The February NFIB small business optimism index will be released on Tuesday, March 12 at 6:00 AM EDT. After falling more than 3 points to the lowest level in more than two years we expect the index to bounce back to 102.8, up from 101.2 in January. February saw a sharp drop in the economic outlook and negative sentiment on both inventories and employment growth.
The CPI for February will be released on Tuesday, March 12 at 8:30 AM EDT. Moderate inflationary pressure is the call for February, with a 0.2% rise for both the CPI and core CPI. This will bring the headline CPI up 1.6% y/y and the core up 2.2%.
January durable goods orders will be released on Wednesday, March 13 at 8:30 AM EDT. A second month of weakness for core capital goods orders was the unwanted feature for December’s durable goods report. We see core capital goods orders only rising 0.1% in January. Total new orders are expected to fall 0.8% for the month. Excluding transportation, orders are projected to rise 0.1%.
The PPI for February will be released on Wednesday, March 13 at 8:30 AM EDT. Producer prices have been quiet, with a 0.2% increase projected for February.
January construction spending will be released on Wednesday, March 13 at 10:00 AM EDT. Extended weakness in the single-family component pulled down construction spending by 0.6% in December. We expect a 0.3% rise for January.
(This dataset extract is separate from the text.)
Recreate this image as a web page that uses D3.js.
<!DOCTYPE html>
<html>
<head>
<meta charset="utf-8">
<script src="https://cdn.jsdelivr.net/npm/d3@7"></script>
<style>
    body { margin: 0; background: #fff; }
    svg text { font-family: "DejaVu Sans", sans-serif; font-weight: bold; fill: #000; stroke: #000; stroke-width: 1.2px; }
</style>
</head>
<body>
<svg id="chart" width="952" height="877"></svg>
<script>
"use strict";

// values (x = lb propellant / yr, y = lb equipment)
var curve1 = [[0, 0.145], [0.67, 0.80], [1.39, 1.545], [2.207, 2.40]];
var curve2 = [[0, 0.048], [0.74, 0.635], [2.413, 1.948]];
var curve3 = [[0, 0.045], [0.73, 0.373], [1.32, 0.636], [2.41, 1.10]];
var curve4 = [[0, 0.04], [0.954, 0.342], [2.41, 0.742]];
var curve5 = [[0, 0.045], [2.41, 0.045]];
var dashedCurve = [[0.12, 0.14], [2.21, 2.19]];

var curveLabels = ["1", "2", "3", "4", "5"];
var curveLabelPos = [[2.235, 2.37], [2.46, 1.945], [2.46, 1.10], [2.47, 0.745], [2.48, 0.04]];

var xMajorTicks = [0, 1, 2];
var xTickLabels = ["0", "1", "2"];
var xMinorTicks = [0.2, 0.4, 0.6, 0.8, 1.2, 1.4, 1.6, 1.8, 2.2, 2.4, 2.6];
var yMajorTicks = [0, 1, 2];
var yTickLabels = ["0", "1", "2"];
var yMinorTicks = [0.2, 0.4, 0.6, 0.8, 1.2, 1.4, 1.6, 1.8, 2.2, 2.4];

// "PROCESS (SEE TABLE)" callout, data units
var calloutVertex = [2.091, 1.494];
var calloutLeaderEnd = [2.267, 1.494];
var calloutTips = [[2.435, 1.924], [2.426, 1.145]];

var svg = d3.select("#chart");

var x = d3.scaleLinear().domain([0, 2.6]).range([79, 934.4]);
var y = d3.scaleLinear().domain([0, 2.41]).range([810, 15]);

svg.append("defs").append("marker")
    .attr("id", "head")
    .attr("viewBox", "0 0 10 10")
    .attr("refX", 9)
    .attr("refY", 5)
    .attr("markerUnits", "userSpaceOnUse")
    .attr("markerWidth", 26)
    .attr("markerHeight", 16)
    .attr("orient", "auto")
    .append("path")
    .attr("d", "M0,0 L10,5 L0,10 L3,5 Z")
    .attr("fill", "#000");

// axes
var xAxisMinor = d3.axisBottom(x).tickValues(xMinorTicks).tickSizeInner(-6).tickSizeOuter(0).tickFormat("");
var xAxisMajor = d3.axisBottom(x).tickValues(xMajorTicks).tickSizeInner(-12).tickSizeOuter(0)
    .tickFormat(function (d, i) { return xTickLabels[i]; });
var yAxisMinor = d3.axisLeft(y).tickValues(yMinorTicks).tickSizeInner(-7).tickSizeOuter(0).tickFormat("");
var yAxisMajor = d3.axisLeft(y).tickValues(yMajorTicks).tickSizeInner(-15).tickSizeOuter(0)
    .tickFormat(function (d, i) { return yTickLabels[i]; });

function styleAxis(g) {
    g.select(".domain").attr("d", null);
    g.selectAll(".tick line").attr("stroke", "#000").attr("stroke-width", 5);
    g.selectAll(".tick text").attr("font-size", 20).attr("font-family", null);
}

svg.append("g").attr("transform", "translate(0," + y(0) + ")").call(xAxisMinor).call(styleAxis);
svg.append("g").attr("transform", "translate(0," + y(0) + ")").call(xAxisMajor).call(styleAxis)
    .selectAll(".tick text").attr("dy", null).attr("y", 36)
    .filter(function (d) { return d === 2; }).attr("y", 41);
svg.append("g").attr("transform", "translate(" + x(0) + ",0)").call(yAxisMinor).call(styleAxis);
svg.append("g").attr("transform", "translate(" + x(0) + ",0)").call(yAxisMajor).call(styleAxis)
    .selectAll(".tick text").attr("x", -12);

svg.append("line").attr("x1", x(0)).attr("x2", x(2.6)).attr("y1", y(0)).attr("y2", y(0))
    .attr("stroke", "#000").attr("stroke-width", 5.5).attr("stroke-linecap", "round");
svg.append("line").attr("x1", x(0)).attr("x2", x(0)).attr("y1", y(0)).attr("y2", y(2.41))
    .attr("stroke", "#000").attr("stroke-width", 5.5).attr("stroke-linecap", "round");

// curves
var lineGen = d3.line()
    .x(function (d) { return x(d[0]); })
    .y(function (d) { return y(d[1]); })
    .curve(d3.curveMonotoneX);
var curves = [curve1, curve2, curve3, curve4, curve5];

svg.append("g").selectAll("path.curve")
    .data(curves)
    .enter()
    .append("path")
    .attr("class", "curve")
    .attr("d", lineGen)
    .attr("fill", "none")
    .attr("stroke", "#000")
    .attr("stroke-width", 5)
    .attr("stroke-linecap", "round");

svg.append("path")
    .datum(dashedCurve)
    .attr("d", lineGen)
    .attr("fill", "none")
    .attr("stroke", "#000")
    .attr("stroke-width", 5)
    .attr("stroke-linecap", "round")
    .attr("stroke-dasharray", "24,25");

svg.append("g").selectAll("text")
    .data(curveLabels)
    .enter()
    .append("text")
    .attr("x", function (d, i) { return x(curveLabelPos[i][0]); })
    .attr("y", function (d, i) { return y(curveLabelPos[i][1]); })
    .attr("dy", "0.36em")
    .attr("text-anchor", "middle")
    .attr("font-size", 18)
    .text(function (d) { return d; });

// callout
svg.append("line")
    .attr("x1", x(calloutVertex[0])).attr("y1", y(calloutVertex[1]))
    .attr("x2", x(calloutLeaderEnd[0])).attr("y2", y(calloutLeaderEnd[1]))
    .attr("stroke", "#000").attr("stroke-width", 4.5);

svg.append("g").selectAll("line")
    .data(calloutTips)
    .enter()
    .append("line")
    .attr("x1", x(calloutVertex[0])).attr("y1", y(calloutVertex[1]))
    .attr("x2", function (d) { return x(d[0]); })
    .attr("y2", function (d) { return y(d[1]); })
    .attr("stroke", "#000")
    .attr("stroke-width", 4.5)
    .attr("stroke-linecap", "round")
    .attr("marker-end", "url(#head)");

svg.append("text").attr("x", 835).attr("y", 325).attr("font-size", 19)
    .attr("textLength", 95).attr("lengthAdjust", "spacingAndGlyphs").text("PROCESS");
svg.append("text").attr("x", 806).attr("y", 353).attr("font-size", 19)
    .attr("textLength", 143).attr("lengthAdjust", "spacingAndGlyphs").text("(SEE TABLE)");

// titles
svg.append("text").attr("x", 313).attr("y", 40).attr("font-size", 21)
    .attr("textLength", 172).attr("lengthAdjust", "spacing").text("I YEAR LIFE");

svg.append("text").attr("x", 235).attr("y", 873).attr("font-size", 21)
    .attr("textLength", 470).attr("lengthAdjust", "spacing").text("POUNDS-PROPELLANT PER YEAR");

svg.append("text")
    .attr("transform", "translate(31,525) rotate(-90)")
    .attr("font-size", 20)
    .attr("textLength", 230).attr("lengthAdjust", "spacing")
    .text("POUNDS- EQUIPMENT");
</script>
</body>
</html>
February import and export prices will be released on Thursday, March 14 at 8:30 AM EDT. We project import prices will rise 0.3% in February. Export prices, which have fallen the last three months, are expected to rise 0.2%.
January new home sales will be released on Thursday, March 14 at 10:00 AM EDT. New home sales came in at an annual pace of 621,000 in December. We expect a small decline to 620,000 for January.
February industrial productions will be released on Friday, March158 at 9:15 AM EST. We see manufacturing bouncing back for February. Both the headline number and the manufacturing component are projected to rise 0.4%.
The University of Michigan’s March consumer sentiment index will be released on Friday, March 15, at 10:00 AM EDT. We see the index rising from February’s 93.8 reading to 94.8.